Dia mengatakan, perubahan curah hujan di Jakarta Selatan, Jakarta Pusat, dan Jakarta Utara mencapai 100-200 milimeter per bulan dibanding nilai curah hujan normalnya. Di Jakarta Timur perubahan curah hujan mencapai 150 milimeter per bulan. Sementara di Jakarta Barat perubahan yang terjadi justru defisit 10-30 milimeter per bulan dibanding curah hujan normalnya.
Penjelasan Armi klop dengan pernyataan Kepala Bidang Meteorologi Publik BMKG Mulyono Prabowo. “Nilai curah hujan di Jakarta agak di atas rata-rata normal dibanding 30 tahun terakhir,” kata Mulyono saat dihubungi Tempo, Selasa, 14 januari 2014.

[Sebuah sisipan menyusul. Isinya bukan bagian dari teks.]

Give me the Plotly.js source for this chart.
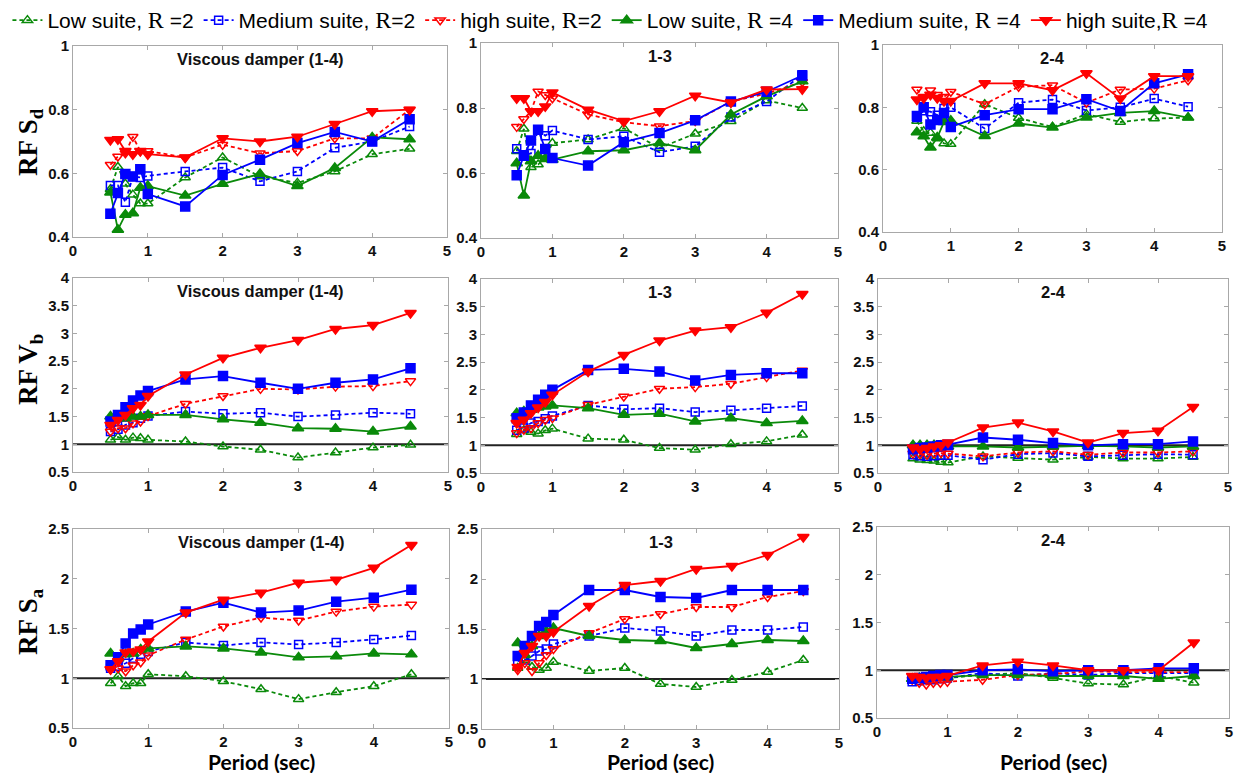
<!DOCTYPE html>
<html><head><meta charset="utf-8">
<script src="https://cdn.plot.ly/plotly-3.0.1.min.js"></script>
<style>html,body{margin:0;padding:0;background:#fff}#c{width:1239px;height:773px}</style>
</head><body><div id="c"></div>
<script>
// ---------- DATA ----------
const period = [0.5,0.6,0.7,0.8,0.9,1.0,1.5,2.0,2.5,3.0,3.5,4.0,4.5];
const seriesNames = ['Low suite, R =2','Medium suite, R=2','high suite, R=2','Low suite, R =4','Medium suite, R =4','high suite,R =4'];
const panelTitles = ['Viscous damper (1-4)','1-3','2-4'];
const rowLabels = ['RF S<sub>d</sub>','RF V<sub>b</sub>','RF S<sub>a</sub>'];
const xTitle = 'Period (sec)';

// RF Sd
const sdVdLowR2  = [0.55,0.62,0.567,0.533,0.505,0.505,0.587,0.65,0.59,0.57,0.606,0.66,0.677];
const sdVdMedR2  = [0.562,0.562,0.509,0.59,0.587,0.592,0.606,0.618,0.575,0.606,0.68,0.70,0.747];
const sdVdHighR2 = [0.627,0.653,0.663,0.715,0.67,0.67,0.65,0.69,0.663,0.67,0.71,0.71,0.80];
const sdVdLowR4  = [0.54,0.423,0.47,0.475,0.555,0.56,0.53,0.567,0.598,0.56,0.617,0.713,0.707];
const sdVdMedR4  = [0.473,0.538,0.598,0.59,0.613,0.535,0.496,0.595,0.643,0.695,0.73,0.70,0.77];
const sdVdHighR4 = [0.705,0.707,0.67,0.66,0.67,0.66,0.65,0.71,0.70,0.715,0.755,0.795,0.80];

const sd13LowR2  = [0.667,0.736,0.618,0.626,0.646,0.692,0.703,0.738,0.677,0.721,0.759,0.823,0.80];
const sd13MedR2  = [0.675,0.656,0.66,0.733,0.715,0.731,0.703,0.713,0.664,0.682,0.772,0.82,0.902];
const sd13HighR2 = [0.742,0.766,0.79,0.851,0.84,0.83,0.78,0.756,0.744,0.76,0.82,0.844,0.88];
const sd13LowR4  = [0.63,0.531,0.636,0.653,0.643,0.641,0.667,0.67,0.692,0.67,0.78,0.836,0.882];
const sd13MedR4  = [0.593,0.653,0.70,0.733,0.674,0.646,0.623,0.695,0.723,0.762,0.82,0.85,0.90];
const sd13HighR4 = [0.83,0.83,0.79,0.79,0.805,0.848,0.795,0.76,0.79,0.838,0.817,0.857,0.858];

const sd24LowR2  = [0.756,0.723,0.718,0.70,0.684,0.682,0.81,0.766,0.737,0.778,0.753,0.764,0.767];
const sd24MedR2  = [0.767,0.789,0.786,0.775,0.796,0.80,0.732,0.815,0.825,0.79,0.80,0.828,0.802];
const sd24HighR2 = [0.857,0.834,0.855,0.84,0.834,0.85,0.81,0.866,0.871,0.815,0.857,0.86,0.887];
const sd24LowR4  = [0.72,0.707,0.671,0.703,0.753,0.757,0.708,0.748,0.735,0.767,0.782,0.788,0.767];
const sd24MedR4  = [0.772,0.80,0.745,0.759,0.782,0.737,0.775,0.794,0.794,0.826,0.788,0.877,0.906];
const sd24HighR4 = [0.825,0.83,0.84,0.83,0.82,0.82,0.877,0.877,0.855,0.909,0.828,0.90,0.90];

// RF Vb
const vbVdLowR2  = [1.08,1.13,1.08,1.12,1.11,1.08,1.05,0.96,0.90,0.76,0.85,0.94,0.99];
const vbVdMedR2  = [1.23,1.27,1.35,1.39,1.47,1.51,1.59,1.55,1.57,1.50,1.53,1.57,1.55];
const vbVdHighR2 = [1.23,1.29,1.29,1.38,1.41,1.51,1.73,1.87,2.0,1.99,2.04,2.05,2.14];
const vbVdLowR4  = [1.50,1.47,1.47,1.50,1.50,1.53,1.53,1.45,1.39,1.29,1.28,1.23,1.32];
const vbVdMedR4  = [1.41,1.53,1.67,1.79,1.88,1.96,2.17,2.23,2.11,2.0,2.11,2.17,2.37];
const vbVdHighR4 = [1.35,1.44,1.53,1.65,1.71,1.87,2.26,2.56,2.74,2.88,3.08,3.15,3.37];

const vb13LowR2  = [1.20,1.27,1.24,1.21,1.27,1.30,1.12,1.10,0.95,0.92,1.02,1.07,1.19];
const vb13MedR2  = [1.27,1.31,1.40,1.43,1.48,1.53,1.72,1.65,1.67,1.60,1.63,1.67,1.71];
const vb13HighR2 = [1.22,1.28,1.31,1.40,1.46,1.49,1.73,1.88,2.02,2.05,2.11,2.23,2.35];
const vb13LowR4  = [1.58,1.61,1.64,1.68,1.70,1.72,1.67,1.55,1.57,1.43,1.49,1.40,1.44];
const vb13MedR4  = [1.49,1.59,1.72,1.82,1.91,2.0,2.36,2.38,2.33,2.17,2.27,2.30,2.30];
const vb13HighR4 = [1.40,1.46,1.58,1.68,1.78,1.91,2.33,2.63,2.89,3.07,3.13,3.39,3.73];

const vb24LowR2  = [0.76,0.74,0.73,0.72,0.70,0.69,0.80,0.77,0.74,0.79,0.76,0.76,0.79];
const vb24MedR2  = [0.83,0.81,0.80,0.81,0.82,0.82,0.74,0.84,0.86,0.80,0.82,0.84,0.83];
const vb24HighR2 = [0.85,0.84,0.83,0.85,0.86,0.85,0.80,0.87,0.89,0.83,0.87,0.87,0.89];
const vb24LowR4  = [1.0,1.0,1.0,1.0,0.99,0.98,0.98,0.96,0.98,0.99,0.98,0.96,0.98];
const vb24MedR4  = [0.93,0.95,0.96,0.98,1.0,1.01,1.14,1.10,1.04,1.0,1.02,1.02,1.07];
const vb24HighR4 = [0.96,0.93,0.95,0.98,1.0,1.05,1.32,1.41,1.25,1.05,1.22,1.26,1.69];

// RF Sa
const saVdLowR2  = [0.95,1.02,0.92,0.95,0.95,1.04,1.02,0.97,0.89,0.79,0.86,0.92,1.04];
const saVdMedR2  = [1.10,1.12,1.15,1.20,1.24,1.27,1.36,1.33,1.36,1.34,1.36,1.39,1.43];
const saVdHighR2 = [1.09,1.10,1.07,1.13,1.16,1.23,1.39,1.52,1.61,1.58,1.67,1.72,1.74];
const saVdLowR4  = [1.25,1.20,1.24,1.25,1.29,1.30,1.32,1.30,1.26,1.21,1.22,1.25,1.24];
const saVdMedR4  = [1.13,1.21,1.35,1.45,1.49,1.54,1.67,1.76,1.66,1.68,1.77,1.81,1.89];
const saVdHighR4 = [1.09,1.17,1.26,1.27,1.29,1.37,1.66,1.79,1.86,1.96,1.99,2.11,2.34];

const sa13LowR2  = [1.11,1.19,1.12,1.09,1.11,1.17,1.08,1.11,0.95,0.92,0.99,1.07,1.19];
const sa13MedR2  = [1.18,1.19,1.23,1.28,1.30,1.35,1.43,1.51,1.48,1.43,1.49,1.49,1.52];
const sa13HighR2 = [1.09,1.16,1.08,1.16,1.24,1.30,1.46,1.60,1.65,1.72,1.72,1.82,1.88];
const sa13LowR4  = [1.36,1.24,1.33,1.43,1.48,1.51,1.43,1.39,1.38,1.31,1.35,1.39,1.38];
const sa13MedR4  = [1.23,1.33,1.43,1.53,1.57,1.64,1.89,1.89,1.82,1.81,1.89,1.89,1.89];
const sa13HighR4 = [1.12,1.26,1.33,1.43,1.43,1.47,1.73,1.94,1.98,2.10,2.13,2.24,2.42];

const sa24LowR2  = [0.91,0.91,0.91,0.92,0.92,0.92,0.95,0.97,0.92,0.86,0.85,0.94,0.87];
const sa24MedR2  = [0.88,0.89,0.90,0.90,0.91,0.92,0.97,0.94,0.97,0.95,0.97,0.97,0.97];
const sa24HighR2 = [0.90,0.87,0.85,0.87,0.87,0.88,0.90,0.95,0.96,0.99,0.98,0.98,0.98];
const sa24LowR4  = [0.91,0.92,0.92,0.93,0.93,0.93,0.95,0.95,0.94,0.94,0.94,0.91,0.94];
const sa24MedR4  = [0.91,0.92,0.93,0.94,0.95,0.95,1.0,1.01,0.99,1.0,1.0,1.02,1.02];
const sa24HighR4 = [0.94,0.93,0.92,0.93,0.93,0.94,1.05,1.09,1.05,1.0,1.0,1.0,1.29];

// ---------- BUILD ----------
const panels = [
  [sdVdLowR2,sdVdMedR2,sdVdHighR2,sdVdLowR4,sdVdMedR4,sdVdHighR4],
  [sd13LowR2,sd13MedR2,sd13HighR2,sd13LowR4,sd13MedR4,sd13HighR4],
  [sd24LowR2,sd24MedR2,sd24HighR2,sd24LowR4,sd24MedR4,sd24HighR4],
  [vbVdLowR2,vbVdMedR2,vbVdHighR2,vbVdLowR4,vbVdMedR4,vbVdHighR4],
  [vb13LowR2,vb13MedR2,vb13HighR2,vb13LowR4,vb13MedR4,vb13HighR4],
  [vb24LowR2,vb24MedR2,vb24HighR2,vb24LowR4,vb24MedR4,vb24HighR4],
  [saVdLowR2,saVdMedR2,saVdHighR2,saVdLowR4,saVdMedR4,saVdHighR4],
  [sa13LowR2,sa13MedR2,sa13HighR2,sa13LowR4,sa13MedR4,sa13HighR4],
  [sa24LowR2,sa24MedR2,sa24HighR2,sa24LowR4,sa24MedR4,sa24HighR4]
];

const W = 1239, H = 773;
const GREEN = '#0a8a0a', BLUE = '#0000ff', RED = '#ff0000';
const styles = [
  {c:GREEN, s:'triangle-up-open',   d:'dash',  sz:9},
  {c:BLUE,  s:'square-open',        d:'dash',  sz:8},
  {c:RED,   s:'triangle-down-open', d:'dash',  sz:9},
  {c:GREEN, s:'triangle-up',        d:'solid', sz:10},
  {c:BLUE,  s:'square',             d:'solid', sz:9},
  {c:RED,   s:'triangle-down',      d:'solid', sz:10}
];
// pixel boxes [left, right, top, bottom]
const boxes = [
  [73,447,46,237],[481,838,43,238],[883,1222,45,232],
  [73,448,278,472],[481,838,279,473],[878,1228,279,473],
  [73,449,529,728],[482,839,529,729],[877,1229,527,718]
];
const yRanges = [[0.4,1],[0.5,4],[0.5,2.5]];
const yDticks = [0.2,0.5,0.5];

const serif = 'Liberation Serif, Times New Roman, serif';
const legendNames = seriesNames.map(n => n.replace(/R/, "<span style=\"font-family:'Liberation Serif',serif;font-size:24px\">R</span>"));

const traces = [];
const layout = {
  width: W, height: H,
  margin: {l:0,r:0,t:0,b:0},
  paper_bgcolor: '#fff', plot_bgcolor: '#fff',
  showlegend: true,
  legend: {orientation:'h', x:0.006, y:1.0, xanchor:'left', yanchor:'top',
           font:{family:'Liberation Sans Narrow, Arial Narrow, Liberation Sans, Arial', size:21, color:'#000'},
           itemwidth:30, tracegroupgap:0, bgcolor:'rgba(0,0,0,0)'},
  annotations: [], shapes: []
};

const tickFont = {family:'Liberation Sans, Arial, sans-serif', size:15, color:'#111', weight:'bold'};

panels.forEach((series, p) => {
  const row = Math.floor(p/3), col = p % 3;
  const idx = p === 0 ? '' : String(p+1);
  const b = boxes[p];
  const xd = [b[0]/W, b[1]/W], yd = [1 - b[3]/H, 1 - b[2]/H];
  const axCommon = {showline:true, linecolor:'#a8a8a8', linewidth:1, mirror:'ticks',
    ticks:'inside', ticklen:4, tickcolor:'#a8a8a8', showgrid:false, zeroline:false,
    tickfont:tickFont, fixedrange:true};
  layout['xaxis'+idx] = Object.assign({}, axCommon, {domain:xd, anchor:'y'+idx, range:[0,5], dtick:1, tick0:0});
  layout['yaxis'+idx] = Object.assign({}, axCommon, {domain:yd, anchor:'x'+idx, range:yRanges[row], dtick:yDticks[row], tick0:0});
  series.forEach((ys, k) => {
    const st = styles[k];
    traces.push({
      x: period, y: ys, xaxis:'x'+idx, yaxis:'y'+idx,
      type:'scatter', mode:'lines+markers',
      name: legendNames[k], showlegend: p === 0, legendgroup: 'g'+k,
      line:{color:st.c, width:1.8, dash: st.d === 'dash' ? '4px,3px' : 'solid'},
      marker:{symbol:st.s, size:st.sz, color:st.c, line:{color:st.c, width:1.5}},
      hoverinfo:'skip'
    });
  });
  // panel title
  layout.annotations.push({text:'<b>'+panelTitles[col]+'</b>', xref:'paper', yref:'paper',
    x:(xd[0]+xd[1])/2, y:1 - (b[2]+13)/H, xanchor:'center', yanchor:'middle', showarrow:false,
    font:{family:'Liberation Sans, Arial, sans-serif', size:16.5, color:'#111'}});
  // reference line at 1
  if (row > 0) {
    layout.shapes.push({type:'line', xref:'x'+idx+' domain', yref:'y'+idx, x0:0, x1:1, y0:1, y1:1,
      line:{color:'#222', width:2}, layer:'below'});
  }
});

// row labels
const rowCenters = [142, 370, 622];
rowLabels.forEach((t, r) => {
  layout.annotations.push({text:'<b>'+t+'</b>', xref:'paper', yref:'paper', x:30/W, y:1 - rowCenters[r]/H,
    xanchor:'center', yanchor:'middle', textangle:-90, showarrow:false,
    font:{family:serif, size:27, color:'#000'}});
});
// x titles
[0,1,2].forEach(c => {
  const b = boxes[6+c];
  layout.annotations.push({text:'<b>'+xTitle+'</b>', xref:'paper', yref:'paper', x:((b[0]+b[1])/2)/W, y:1 - 761/H,
    xanchor:'center', yanchor:'middle', showarrow:false,
    font:{family:'Lato, Open Sans, sans-serif', size:21, color:'#000'}});
});

Plotly.newPlot('c', traces, layout, {staticPlot:true, displayModeBar:false});
</script>
</body></html>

Mulyono mencontohkan, curah hujan di Jakarta pada periode puncak musim hujan yang terjadi di akhir Januari dan awal Februari 2014 diprediksikan 400-500 milimeter per bulan. Di Jakarta Selatan bahkan nilainya mencapai di atas 500 milimeter per bulan. “Padahal, rata-rata normal curah hujan saat puncak musim hujan di Jakarta selama 30 tahun lalu adalah 300-400 milimeter per bulan,” kata Mulyono.

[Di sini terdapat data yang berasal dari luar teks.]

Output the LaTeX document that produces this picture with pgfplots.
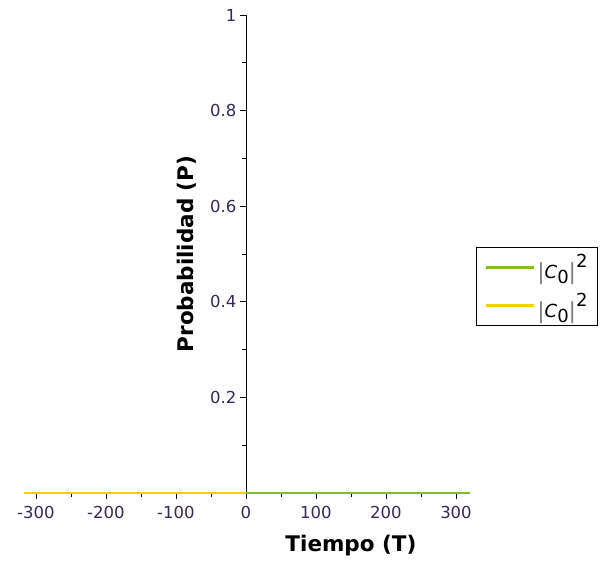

Menurut Armi, terjadinya anomali curah hujan di Jakarta disebabkan sifat lokal Jakarta yang semakin menghangat. Suhu yang semakin hangat ini mengundang massa uap udara berpindah dari tempat rendah ke tempat yang semakin tinggi, dalam hal ini dari lautan ke Jakarta.
Seharusnya pergerakan massa uap udara ini terus berlanjut terus hingga ke selatan. Namun, adanya daerah pegunungan di Bogor membuat massa uap udara ini balik lagi ke Jakarta. “Ini berbeda dengan Semarang dimana massa uap udaranya terus bergerak ke selatan,” kata Armi.
Selain suhu yang semakin menghangat, tingkat polutan di Jakarta yang semakin buruk juga diduga berpengaruh pada terjadinya anomali curah hujan.